STATED GOAL:
Without the pictures, extract every line from the start of the material to the line containing "0.4635, 0.4637, 0.4639];", both ends included.

DATASET SECTION:

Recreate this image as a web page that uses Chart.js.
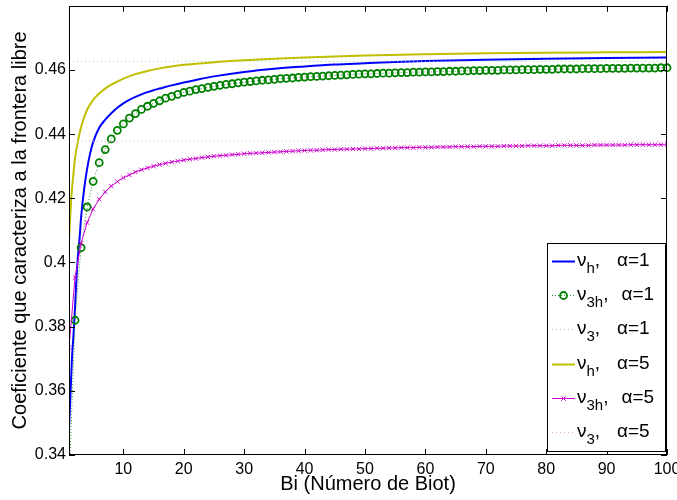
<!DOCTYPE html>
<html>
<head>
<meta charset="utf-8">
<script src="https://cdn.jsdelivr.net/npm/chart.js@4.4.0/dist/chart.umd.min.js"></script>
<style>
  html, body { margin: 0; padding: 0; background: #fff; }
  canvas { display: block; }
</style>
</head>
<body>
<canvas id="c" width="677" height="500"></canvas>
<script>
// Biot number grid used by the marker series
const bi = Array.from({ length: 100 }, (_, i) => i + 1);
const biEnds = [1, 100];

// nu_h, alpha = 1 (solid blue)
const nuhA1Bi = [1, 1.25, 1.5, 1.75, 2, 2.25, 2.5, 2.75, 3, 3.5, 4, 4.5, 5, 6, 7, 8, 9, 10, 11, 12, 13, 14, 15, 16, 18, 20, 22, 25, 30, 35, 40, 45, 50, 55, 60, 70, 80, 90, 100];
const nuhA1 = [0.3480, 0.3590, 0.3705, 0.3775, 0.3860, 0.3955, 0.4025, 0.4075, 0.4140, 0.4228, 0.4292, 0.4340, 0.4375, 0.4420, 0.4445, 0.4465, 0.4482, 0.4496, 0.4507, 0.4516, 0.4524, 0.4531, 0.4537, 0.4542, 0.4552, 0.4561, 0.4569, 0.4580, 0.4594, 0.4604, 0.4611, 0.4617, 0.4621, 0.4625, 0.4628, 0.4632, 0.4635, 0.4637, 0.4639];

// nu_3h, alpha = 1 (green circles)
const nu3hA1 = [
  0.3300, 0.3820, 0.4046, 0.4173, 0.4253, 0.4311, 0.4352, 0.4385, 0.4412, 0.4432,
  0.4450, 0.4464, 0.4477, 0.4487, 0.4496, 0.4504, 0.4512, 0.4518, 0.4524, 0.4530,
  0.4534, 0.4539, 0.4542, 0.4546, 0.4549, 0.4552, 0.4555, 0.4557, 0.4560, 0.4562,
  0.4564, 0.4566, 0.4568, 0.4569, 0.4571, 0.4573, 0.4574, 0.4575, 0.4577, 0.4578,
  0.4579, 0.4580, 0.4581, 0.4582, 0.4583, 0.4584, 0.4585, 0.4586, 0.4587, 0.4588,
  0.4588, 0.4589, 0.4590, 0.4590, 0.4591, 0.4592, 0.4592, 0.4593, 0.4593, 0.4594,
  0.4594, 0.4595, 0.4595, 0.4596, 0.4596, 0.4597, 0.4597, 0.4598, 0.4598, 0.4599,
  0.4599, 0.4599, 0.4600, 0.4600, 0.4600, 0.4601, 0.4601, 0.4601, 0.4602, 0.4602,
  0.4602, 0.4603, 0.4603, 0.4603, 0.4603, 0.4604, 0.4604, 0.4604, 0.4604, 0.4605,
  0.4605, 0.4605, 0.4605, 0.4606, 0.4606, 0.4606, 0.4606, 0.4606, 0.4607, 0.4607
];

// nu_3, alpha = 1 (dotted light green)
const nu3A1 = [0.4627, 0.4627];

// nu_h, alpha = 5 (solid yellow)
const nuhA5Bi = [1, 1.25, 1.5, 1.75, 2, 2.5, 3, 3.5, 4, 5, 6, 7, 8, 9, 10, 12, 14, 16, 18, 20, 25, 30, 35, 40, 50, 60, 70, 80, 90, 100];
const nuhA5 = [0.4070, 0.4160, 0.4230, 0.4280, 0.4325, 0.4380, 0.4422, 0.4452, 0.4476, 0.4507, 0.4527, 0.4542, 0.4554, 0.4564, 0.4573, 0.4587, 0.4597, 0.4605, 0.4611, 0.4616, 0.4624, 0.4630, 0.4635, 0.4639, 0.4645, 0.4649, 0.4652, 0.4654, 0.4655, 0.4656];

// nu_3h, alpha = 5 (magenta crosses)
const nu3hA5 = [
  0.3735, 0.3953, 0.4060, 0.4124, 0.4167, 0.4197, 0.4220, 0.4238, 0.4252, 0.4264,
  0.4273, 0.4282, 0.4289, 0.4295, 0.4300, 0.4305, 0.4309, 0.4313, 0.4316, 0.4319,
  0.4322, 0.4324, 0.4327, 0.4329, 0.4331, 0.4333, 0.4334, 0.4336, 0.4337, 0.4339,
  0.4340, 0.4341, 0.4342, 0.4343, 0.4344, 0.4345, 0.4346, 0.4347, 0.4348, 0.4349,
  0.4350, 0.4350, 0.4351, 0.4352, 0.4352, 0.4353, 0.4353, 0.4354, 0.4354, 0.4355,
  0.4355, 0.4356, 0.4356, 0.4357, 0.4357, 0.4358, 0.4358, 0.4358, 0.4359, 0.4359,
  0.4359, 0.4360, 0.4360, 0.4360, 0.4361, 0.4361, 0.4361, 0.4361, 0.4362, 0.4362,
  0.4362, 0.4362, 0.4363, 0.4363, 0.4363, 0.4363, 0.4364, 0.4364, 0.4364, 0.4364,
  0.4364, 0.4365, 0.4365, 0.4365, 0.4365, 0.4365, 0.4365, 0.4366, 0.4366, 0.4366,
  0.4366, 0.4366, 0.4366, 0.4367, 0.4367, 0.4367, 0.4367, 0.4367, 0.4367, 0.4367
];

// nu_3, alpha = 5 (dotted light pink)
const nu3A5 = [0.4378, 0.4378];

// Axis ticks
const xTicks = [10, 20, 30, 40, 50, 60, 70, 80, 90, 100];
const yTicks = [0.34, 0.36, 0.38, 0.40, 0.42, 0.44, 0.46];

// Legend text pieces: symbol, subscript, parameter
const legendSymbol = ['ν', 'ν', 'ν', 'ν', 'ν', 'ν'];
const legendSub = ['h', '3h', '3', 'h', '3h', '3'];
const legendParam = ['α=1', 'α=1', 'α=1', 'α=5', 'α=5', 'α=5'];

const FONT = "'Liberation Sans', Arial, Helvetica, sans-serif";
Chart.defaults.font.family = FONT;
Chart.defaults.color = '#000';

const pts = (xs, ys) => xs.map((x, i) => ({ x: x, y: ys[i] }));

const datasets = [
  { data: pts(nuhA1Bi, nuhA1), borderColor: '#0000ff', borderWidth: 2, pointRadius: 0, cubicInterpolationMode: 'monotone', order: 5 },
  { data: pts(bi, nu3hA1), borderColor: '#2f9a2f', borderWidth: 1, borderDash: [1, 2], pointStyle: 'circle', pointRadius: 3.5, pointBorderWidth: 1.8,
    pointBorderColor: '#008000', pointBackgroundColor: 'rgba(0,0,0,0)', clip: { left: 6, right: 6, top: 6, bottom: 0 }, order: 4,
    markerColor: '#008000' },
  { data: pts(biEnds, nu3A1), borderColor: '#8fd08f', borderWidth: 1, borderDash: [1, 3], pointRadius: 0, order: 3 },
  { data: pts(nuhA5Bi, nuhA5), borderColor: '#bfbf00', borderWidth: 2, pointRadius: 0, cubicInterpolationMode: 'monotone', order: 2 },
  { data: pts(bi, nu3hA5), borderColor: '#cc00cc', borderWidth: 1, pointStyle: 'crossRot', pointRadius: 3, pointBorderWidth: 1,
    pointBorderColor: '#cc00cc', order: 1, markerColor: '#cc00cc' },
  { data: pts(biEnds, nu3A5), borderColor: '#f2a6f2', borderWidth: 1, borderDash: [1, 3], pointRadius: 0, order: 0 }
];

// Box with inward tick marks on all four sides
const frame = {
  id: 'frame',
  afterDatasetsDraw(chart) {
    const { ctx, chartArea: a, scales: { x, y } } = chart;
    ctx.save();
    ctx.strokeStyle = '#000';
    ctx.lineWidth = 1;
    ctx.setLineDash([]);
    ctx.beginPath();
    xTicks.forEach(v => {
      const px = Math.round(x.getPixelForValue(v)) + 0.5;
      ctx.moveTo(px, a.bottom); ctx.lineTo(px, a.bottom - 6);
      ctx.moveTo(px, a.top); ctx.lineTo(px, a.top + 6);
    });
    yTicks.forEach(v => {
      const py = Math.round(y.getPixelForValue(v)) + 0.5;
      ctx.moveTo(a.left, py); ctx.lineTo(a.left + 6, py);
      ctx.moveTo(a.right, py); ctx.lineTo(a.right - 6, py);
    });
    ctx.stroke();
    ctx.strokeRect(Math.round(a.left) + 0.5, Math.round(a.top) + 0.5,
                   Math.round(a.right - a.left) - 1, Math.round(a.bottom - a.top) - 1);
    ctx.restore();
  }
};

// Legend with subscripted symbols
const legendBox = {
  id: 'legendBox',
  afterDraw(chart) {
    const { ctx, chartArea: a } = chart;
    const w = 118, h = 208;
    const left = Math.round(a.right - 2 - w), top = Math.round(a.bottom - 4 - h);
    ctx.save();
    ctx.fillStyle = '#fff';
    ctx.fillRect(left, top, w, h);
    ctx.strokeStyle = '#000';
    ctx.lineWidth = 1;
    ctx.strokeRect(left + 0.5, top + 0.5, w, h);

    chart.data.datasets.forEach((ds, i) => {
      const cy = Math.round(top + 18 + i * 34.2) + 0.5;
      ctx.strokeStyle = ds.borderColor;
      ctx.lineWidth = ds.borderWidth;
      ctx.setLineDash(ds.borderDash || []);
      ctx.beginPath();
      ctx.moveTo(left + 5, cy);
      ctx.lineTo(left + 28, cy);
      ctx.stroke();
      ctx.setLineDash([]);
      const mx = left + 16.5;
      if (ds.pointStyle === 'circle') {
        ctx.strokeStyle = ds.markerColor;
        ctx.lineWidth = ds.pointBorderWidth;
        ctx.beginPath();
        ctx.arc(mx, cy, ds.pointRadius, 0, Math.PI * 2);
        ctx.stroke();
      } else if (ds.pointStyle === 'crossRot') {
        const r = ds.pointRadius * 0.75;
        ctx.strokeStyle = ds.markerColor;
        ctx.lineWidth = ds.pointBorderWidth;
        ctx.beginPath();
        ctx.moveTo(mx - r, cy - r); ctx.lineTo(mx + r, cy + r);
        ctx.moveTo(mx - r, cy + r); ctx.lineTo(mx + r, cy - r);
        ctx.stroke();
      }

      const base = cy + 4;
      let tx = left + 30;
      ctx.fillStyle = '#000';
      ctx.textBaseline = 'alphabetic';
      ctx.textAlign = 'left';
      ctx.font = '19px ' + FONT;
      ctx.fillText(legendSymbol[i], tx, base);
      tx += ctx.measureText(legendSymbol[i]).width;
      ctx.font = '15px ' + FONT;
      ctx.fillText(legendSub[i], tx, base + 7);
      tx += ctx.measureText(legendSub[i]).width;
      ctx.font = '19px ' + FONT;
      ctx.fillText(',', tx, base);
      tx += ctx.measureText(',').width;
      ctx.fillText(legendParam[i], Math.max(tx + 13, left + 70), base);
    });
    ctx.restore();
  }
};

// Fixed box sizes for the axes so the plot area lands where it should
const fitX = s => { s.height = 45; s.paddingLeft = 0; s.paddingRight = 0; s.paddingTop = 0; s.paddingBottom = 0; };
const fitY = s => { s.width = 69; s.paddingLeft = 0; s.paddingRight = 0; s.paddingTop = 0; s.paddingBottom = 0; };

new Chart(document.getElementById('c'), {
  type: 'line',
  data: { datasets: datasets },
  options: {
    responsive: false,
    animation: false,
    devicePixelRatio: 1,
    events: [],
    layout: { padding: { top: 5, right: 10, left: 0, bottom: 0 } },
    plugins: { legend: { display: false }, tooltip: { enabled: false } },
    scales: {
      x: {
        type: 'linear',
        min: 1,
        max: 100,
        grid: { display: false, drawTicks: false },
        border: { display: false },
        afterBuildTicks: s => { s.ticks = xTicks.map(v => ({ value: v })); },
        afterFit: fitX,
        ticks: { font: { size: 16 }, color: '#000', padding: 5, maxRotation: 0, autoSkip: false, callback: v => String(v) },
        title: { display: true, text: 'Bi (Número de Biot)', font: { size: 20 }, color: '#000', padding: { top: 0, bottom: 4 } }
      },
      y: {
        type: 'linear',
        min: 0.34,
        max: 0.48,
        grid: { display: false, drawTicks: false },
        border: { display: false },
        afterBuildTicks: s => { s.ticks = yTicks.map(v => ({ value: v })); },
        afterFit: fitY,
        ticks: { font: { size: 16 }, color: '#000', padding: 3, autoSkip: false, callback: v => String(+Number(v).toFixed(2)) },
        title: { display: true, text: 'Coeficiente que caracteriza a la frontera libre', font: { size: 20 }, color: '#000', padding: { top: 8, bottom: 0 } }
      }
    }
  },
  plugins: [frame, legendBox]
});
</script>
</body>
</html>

OUTPUT FOR THIS TASK:
Recreate this image as a web page that uses Chart.js.
<!DOCTYPE html>
<html>
<head>
<meta charset="utf-8">
<script src="https://cdn.jsdelivr.net/npm/chart.js@4.4.0/dist/chart.umd.min.js"></script>
<style>
  html, body { margin: 0; padding: 0; background: #fff; }
  canvas { display: block; }
</style>
</head>
<body>
<canvas id="c" width="677" height="500"></canvas>
<script>
// Biot number grid used by the marker series
const bi = Array.from({ length: 100 }, (_, i) => i + 1);
const biEnds = [1, 100];

// nu_h, alpha = 1 (solid blue)
const nuhA1Bi = [1, 1.25, 1.5, 1.75, 2, 2.25, 2.5, 2.75, 3, 3.5, 4, 4.5, 5, 6, 7, 8, 9, 10, 11, 12, 13, 14, 15, 16, 18, 20, 22, 25, 30, 35, 40, 45, 50, 55, 60, 70, 80, 90, 100];
const nuhA1 = [0.3480, 0.3590, 0.3705, 0.3775, 0.3860, 0.3955, 0.4025, 0.4075, 0.4140, 0.4228, 0.4292, 0.4340, 0.4375, 0.4420, 0.4445, 0.4465, 0.4482, 0.4496, 0.4507, 0.4516, 0.4524, 0.4531, 0.4537, 0.4542, 0.4552, 0.4561, 0.4569, 0.4580, 0.4594, 0.4604, 0.4611, 0.4617, 0.4621, 0.4625, 0.4628, 0.4632, 0.4635, 0.4637, 0.4639];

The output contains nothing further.